* begin Supplied data *

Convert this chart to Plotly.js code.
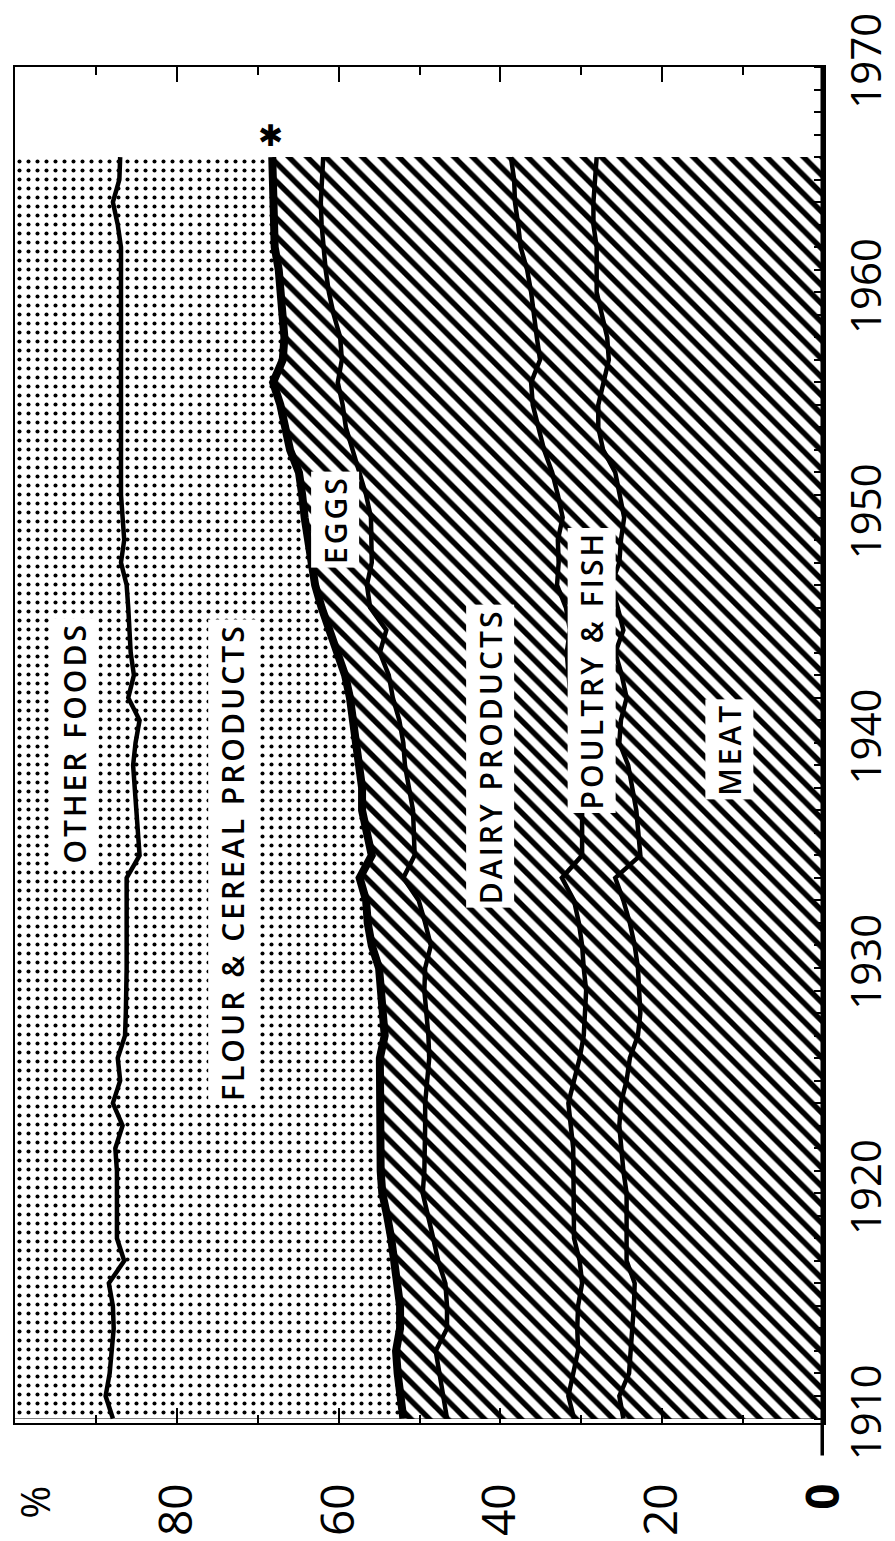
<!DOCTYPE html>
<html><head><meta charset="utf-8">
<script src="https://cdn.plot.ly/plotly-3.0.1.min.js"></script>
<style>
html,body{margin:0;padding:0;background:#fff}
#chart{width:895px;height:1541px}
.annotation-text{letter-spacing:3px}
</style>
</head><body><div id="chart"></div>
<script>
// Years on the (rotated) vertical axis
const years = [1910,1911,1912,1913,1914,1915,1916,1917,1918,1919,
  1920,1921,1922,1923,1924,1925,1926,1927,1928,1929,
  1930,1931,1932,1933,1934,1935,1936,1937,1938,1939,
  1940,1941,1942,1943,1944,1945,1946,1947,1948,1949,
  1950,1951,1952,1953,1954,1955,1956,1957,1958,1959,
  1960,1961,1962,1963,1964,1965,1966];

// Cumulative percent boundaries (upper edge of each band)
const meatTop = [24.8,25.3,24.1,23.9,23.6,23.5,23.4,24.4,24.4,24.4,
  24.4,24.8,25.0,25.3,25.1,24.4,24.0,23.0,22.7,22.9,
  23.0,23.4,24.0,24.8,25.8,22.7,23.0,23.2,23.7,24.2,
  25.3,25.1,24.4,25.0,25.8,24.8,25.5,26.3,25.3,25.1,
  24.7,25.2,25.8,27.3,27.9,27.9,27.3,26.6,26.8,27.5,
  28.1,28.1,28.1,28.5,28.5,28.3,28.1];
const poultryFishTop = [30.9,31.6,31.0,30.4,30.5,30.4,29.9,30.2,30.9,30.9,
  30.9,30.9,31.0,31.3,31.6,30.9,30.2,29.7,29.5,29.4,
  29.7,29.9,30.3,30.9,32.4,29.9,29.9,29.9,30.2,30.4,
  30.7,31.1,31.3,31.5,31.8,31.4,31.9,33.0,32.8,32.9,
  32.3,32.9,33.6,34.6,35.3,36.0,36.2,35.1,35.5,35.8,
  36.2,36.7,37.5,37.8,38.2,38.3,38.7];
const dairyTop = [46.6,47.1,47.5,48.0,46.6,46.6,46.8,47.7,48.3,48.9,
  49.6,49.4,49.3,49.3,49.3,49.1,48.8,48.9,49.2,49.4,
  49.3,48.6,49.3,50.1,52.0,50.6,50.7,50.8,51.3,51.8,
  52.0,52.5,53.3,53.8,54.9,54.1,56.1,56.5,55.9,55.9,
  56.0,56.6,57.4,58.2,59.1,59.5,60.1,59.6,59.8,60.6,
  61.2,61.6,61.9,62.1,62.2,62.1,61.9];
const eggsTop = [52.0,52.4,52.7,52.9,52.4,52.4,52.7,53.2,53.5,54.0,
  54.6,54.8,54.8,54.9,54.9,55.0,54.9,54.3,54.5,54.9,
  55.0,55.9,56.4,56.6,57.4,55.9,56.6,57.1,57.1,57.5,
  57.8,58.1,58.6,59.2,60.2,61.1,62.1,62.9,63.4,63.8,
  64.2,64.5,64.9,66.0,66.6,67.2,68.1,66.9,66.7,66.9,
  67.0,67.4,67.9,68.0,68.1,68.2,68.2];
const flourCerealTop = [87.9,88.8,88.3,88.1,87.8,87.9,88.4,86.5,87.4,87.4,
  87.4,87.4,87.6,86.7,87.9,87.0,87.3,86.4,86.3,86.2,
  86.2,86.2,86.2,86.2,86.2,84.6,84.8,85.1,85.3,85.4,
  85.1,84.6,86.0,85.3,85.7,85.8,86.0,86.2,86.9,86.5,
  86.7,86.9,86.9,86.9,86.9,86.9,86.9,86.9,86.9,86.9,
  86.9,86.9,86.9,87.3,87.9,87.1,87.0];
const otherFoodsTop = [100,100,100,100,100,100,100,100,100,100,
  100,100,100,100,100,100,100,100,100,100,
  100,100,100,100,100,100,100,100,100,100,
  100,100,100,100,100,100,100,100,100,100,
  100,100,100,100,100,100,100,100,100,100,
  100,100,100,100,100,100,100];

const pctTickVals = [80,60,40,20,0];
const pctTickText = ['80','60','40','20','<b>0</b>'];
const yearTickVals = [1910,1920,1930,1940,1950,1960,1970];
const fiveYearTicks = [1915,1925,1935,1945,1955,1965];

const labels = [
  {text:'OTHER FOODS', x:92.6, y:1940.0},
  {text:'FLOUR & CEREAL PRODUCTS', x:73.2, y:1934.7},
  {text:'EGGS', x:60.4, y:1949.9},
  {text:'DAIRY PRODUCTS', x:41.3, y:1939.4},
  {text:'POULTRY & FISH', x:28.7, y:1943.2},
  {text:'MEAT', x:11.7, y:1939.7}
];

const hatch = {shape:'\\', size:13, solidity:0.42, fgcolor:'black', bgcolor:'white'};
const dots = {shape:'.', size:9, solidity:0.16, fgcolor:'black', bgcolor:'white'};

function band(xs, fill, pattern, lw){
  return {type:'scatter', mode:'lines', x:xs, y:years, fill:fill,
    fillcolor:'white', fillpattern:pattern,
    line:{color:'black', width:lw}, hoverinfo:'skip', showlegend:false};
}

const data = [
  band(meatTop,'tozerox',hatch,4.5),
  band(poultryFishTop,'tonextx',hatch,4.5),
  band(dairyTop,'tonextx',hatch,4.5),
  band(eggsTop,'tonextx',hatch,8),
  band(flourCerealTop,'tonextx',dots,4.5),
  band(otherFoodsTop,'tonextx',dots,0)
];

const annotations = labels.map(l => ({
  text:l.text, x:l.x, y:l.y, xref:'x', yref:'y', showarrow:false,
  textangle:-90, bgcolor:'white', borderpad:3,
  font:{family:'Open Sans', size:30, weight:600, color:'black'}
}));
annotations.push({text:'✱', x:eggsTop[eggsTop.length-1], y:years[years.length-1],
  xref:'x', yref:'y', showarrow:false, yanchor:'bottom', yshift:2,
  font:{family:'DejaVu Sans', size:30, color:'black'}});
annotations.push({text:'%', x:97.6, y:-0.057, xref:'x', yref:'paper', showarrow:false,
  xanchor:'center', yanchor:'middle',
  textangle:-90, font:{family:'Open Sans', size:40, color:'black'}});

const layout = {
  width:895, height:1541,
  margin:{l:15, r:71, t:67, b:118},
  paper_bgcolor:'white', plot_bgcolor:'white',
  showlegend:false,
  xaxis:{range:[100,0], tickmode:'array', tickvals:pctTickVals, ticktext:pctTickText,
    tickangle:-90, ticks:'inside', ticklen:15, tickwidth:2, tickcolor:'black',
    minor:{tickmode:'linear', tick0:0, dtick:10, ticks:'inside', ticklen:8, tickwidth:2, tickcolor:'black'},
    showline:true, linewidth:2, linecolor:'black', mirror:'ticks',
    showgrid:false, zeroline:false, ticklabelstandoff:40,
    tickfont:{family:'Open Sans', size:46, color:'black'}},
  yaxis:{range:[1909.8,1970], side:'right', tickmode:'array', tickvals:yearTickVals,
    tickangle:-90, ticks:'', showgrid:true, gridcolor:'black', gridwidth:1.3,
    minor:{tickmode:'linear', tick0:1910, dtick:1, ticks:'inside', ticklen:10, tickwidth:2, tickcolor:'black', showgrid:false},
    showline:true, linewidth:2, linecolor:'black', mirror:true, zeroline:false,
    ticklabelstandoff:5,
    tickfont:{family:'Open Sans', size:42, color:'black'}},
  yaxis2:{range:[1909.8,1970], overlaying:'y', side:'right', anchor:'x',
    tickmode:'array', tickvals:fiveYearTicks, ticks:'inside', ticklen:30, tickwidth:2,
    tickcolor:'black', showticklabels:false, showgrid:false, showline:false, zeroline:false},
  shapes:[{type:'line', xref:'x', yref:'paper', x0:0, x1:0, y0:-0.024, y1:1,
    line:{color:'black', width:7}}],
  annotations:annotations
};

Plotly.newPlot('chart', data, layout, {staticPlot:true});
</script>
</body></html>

* end Supplied data *

**What you need to do**. Restate, line by line and word for word, everything from the top of the material through the line that contains "1960,1961,1962,1963,1964,1965,1966];". Leave pictures out.

**Worked solution**.
Convert this chart to Plotly.js code.
<!DOCTYPE html>
<html><head><meta charset="utf-8">
<script src="https://cdn.plot.ly/plotly-3.0.1.min.js"></script>
<style>
html,body{margin:0;padding:0;background:#fff}
#chart{width:895px;height:1541px}
.annotation-text{letter-spacing:3px}
</style>
</head><body><div id="chart"></div>
<script>
// Years on the (rotated) vertical axis
const years = [1910,1911,1912,1913,1914,1915,1916,1917,1918,1919,
  1920,1921,1922,1923,1924,1925,1926,1927,1928,1929,
  1930,1931,1932,1933,1934,1935,1936,1937,1938,1939,
  1940,1941,1942,1943,1944,1945,1946,1947,1948,1949,
  1950,1951,1952,1953,1954,1955,1956,1957,1958,1959,
  1960,1961,1962,1963,1964,1965,1966];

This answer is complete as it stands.